DATA BLOCK:
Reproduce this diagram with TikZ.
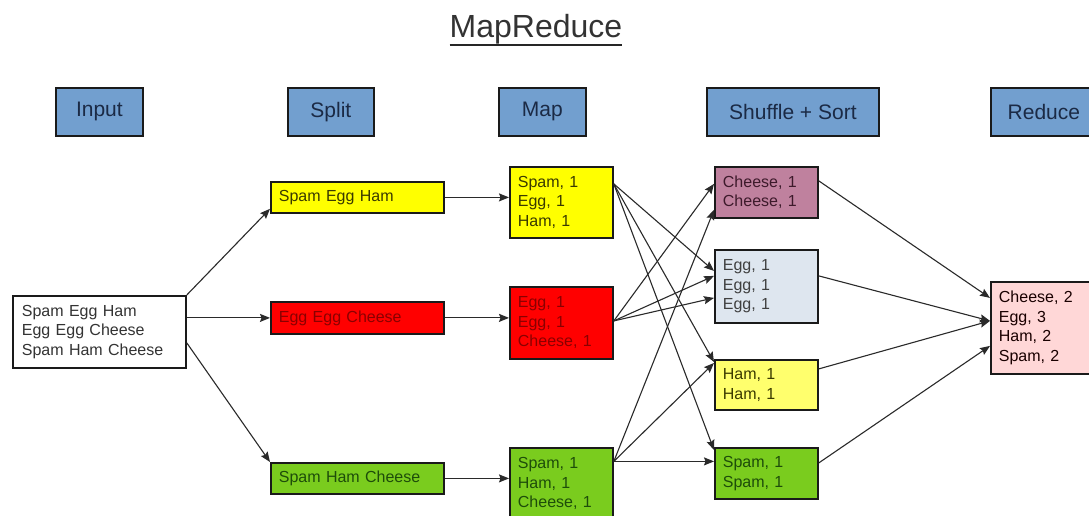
\documentclass[tikz,border=0pt]{standalone}
\usepackage{fontspec}
\setmainfont{Liberation Sans}
\usetikzlibrary{arrows.meta,calc}
\definecolor{hdrblue}{HTML}{729FCF}
\definecolor{hdrtext}{HTML}{1B2A45}
\definecolor{yel}{HTML}{FFFF00}
\definecolor{yeltext}{HTML}{3A3A00}
\definecolor{redf}{HTML}{FF0000}
\definecolor{redtext}{HTML}{8A0000}
\definecolor{grn}{HTML}{7ACC1E}
\definecolor{grntext}{HTML}{1E4D0A}
\definecolor{purp}{HTML}{BF819E}
\definecolor{purptext}{HTML}{3D1A2B}
\definecolor{eggf}{HTML}{DEE6EF}
\definecolor{hamf}{HTML}{FFFF6D}
\definecolor{pinkf}{HTML}{FFD7D7}
\definecolor{edge}{HTML}{1A1A1A}
\definecolor{arrcol}{HTML}{2A2A2A}
\tikzset{
  hdr/.style={draw=edge, fill=hdrblue, line width=1.8pt, minimum height=48pt,
    anchor=north west, inner sep=0pt, text=hdrtext, font=\fontsize{21}{24}\selectfont},
  bx/.style={draw=edge, line width=1.8pt, inner ysep=0pt, inner xsep=8pt,
    align=left, anchor=north west, text=black!80, font=\fontsize{16}{19.5}\selectfont},
  arr/.style={draw=arrcol, line width=1.1pt, -{Stealth[length=10pt,width=8pt,inset=1.5pt]}}
}
\begin{document}
\begin{tikzpicture}[x=1pt,y=-1pt]
\useasboundingbox (0,0) rectangle (1089,516);
\clip (0,0) rectangle (1089,516);
\fill[white] (0,0) rectangle (1089,516);

% title
\node[font=\fontsize{32}{36}\selectfont, text=black!80, inner sep=0pt, anchor=base] (title) at (536,38) {MapReduce};
\draw[black!85, line width=1.5pt] ([yshift=-7pt]title.base west) -- ([yshift=-7pt]title.base east);

% headers
\node[hdr, minimum width=87pt] (hin) at (55,87) {Input};
\node[hdr, minimum width=86pt] (hsp) at (287,87) {Split};
\node[hdr, minimum width=87pt] (hmp) at (498,87) {Map};
\node[hdr, minimum width=172pt] (hsh) at (706,87) {Shuffle + Sort};
\node[hdr, minimum width=106pt] (hrd) at (990,87) {Reduce};

% input
\node[bx, fill=white, text width=155pt, minimum height=72pt, inner xsep=9pt] (in) at (12,295) {Spam Egg Ham\\Egg Egg Cheese\\Spam Ham Cheese};

% split
\node[bx, fill=yel, text=yeltext, text width=157pt, minimum height=31pt] (sy) at (270,181) {Spam Egg Ham};
\node[bx, fill=redf, text=redtext, text width=157pt, minimum height=32pt] (sr) at (270,301) {Egg Egg Cheese};
\node[bx, fill=grn, text=grntext, text width=157pt, minimum height=31pt] (sg) at (270,462) {Spam Ham Cheese};

% map
\node[bx, fill=yel, text=yeltext, text width=87pt, minimum height=71pt] (my) at (509,166) {Spam, 1\\Egg, 1\\Ham, 1};
\node[bx, fill=redf, text=redtext, text width=87pt, minimum height=72pt] (mr) at (509,286) {Egg, 1\\Egg, 1\\Cheese, 1};
\node[bx, fill=grn, text=grntext, text width=87pt, minimum height=72pt] (mg) at (509,447) {Spam, 1\\Ham, 1\\Cheese, 1};

% shuffle
\node[bx, fill=purp, text=purptext, text width=87pt, minimum height=51pt] (sc) at (714,166) {Cheese, 1\\Cheese, 1};
\node[bx, fill=eggf, text=black!75, text width=87pt, minimum height=73pt] (se) at (714,249) {Egg, 1\\Egg, 1\\Egg, 1};
\node[bx, fill=hamf, text=yeltext, text width=87pt, minimum height=50pt] (sh) at (714,359) {Ham, 1\\Ham, 1};
\node[bx, fill=grn, text=grntext, text width=87pt, minimum height=51pt] (ss) at (714,447) {Spam, 1\\Spam, 1};

% reduce
\node[bx, fill=pinkf, text=black!75!red!40!black, text width=94pt, minimum height=92pt] (rd) at (990,281) {Cheese, 2\\Egg, 3\\Ham, 2\\Spam, 2};

% input -> split
\draw[arr] (in.north east) -- ([yshift=5pt]sy.south west);
\draw[arr] (in.east |- sr.west) -- (sr.west);
\draw[arr] ([yshift=-11pt]in.east) -- (sg.north west);

% split -> map
\draw[arr] (sy.east) -- (sy.east -| my.west);
\draw[arr] (sr.east) -- (sr.east -| mr.west);
\draw[arr] (sg.east) -- (sg.east -| mg.west);

% map -> shuffle
\coordinate (a1) at ([yshift=18.5pt]my.east);
\coordinate (a2) at ([yshift=2pt]mr.east);
\coordinate (a3) at ([yshift=22.5pt]mg.east);
\draw[arr] (a1) -- ([yshift=15.5pt]se.west);
\draw[arr] (a1) -- ([yshift=-3pt]sh.north west);
\draw[arr] (a1) -- ([yshift=-3pt]ss.north west);
\draw[arr] (a2) -- ([yshift=8.5pt]sc.west);
\draw[arr] (a2) -- ([yshift=10.5pt]se.west);
\draw[arr] (a2) -- ([yshift=-11.5pt]se.west);
\draw[arr] (a3) -- ([yshift=9pt]sc.south west);
\draw[arr] (a3) -- ([yshift=-4pt]sh.north west);
\draw[arr] (a3) -- (a3 -| ss.west);

% shuffle -> reduce
\draw[arr] ([yshift=11.5pt]sc.east) -- ([yshift=30pt]rd.west);
\draw[arr] ([yshift=10.5pt]se.east) -- ([yshift=7pt]rd.west);
\draw[arr] ([yshift=16pt]sh.east) -- ([yshift=7pt]rd.west);
\draw[arr] ([yshift=10.5pt]ss.east) -- ([yshift=-18pt]rd.west);
\end{tikzpicture}
\end{document}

STATED PROBLEM: Copy nothing but the lines from the first one in the listing through the line with "-- ([yshift=-7pt]title.base east);", and omit the pictures.

PROBLEM SOLUTION:
Reproduce this diagram with TikZ.
\documentclass[tikz,border=0pt]{standalone}
\usepackage{fontspec}
\setmainfont{Liberation Sans}
\usetikzlibrary{arrows.meta,calc}
\definecolor{hdrblue}{HTML}{729FCF}
\definecolor{hdrtext}{HTML}{1B2A45}
\definecolor{yel}{HTML}{FFFF00}
\definecolor{yeltext}{HTML}{3A3A00}
\definecolor{redf}{HTML}{FF0000}
\definecolor{redtext}{HTML}{8A0000}
\definecolor{grn}{HTML}{7ACC1E}
\definecolor{grntext}{HTML}{1E4D0A}
\definecolor{purp}{HTML}{BF819E}
\definecolor{purptext}{HTML}{3D1A2B}
\definecolor{eggf}{HTML}{DEE6EF}
\definecolor{hamf}{HTML}{FFFF6D}
\definecolor{pinkf}{HTML}{FFD7D7}
\definecolor{edge}{HTML}{1A1A1A}
\definecolor{arrcol}{HTML}{2A2A2A}
\tikzset{
  hdr/.style={draw=edge, fill=hdrblue, line width=1.8pt, minimum height=48pt,
    anchor=north west, inner sep=0pt, text=hdrtext, font=\fontsize{21}{24}\selectfont},
  bx/.style={draw=edge, line width=1.8pt, inner ysep=0pt, inner xsep=8pt,
    align=left, anchor=north west, text=black!80, font=\fontsize{16}{19.5}\selectfont},
  arr/.style={draw=arrcol, line width=1.1pt, -{Stealth[length=10pt,width=8pt,inset=1.5pt]}}
}
\begin{document}
\begin{tikzpicture}[x=1pt,y=-1pt]
\useasboundingbox (0,0) rectangle (1089,516);
\clip (0,0) rectangle (1089,516);
\fill[white] (0,0) rectangle (1089,516);

% title
\node[font=\fontsize{32}{36}\selectfont, text=black!80, inner sep=0pt, anchor=base] (title) at (536,38) {MapReduce};
\draw[black!85, line width=1.5pt] ([yshift=-7pt]title.base west) -- ([yshift=-7pt]title.base east);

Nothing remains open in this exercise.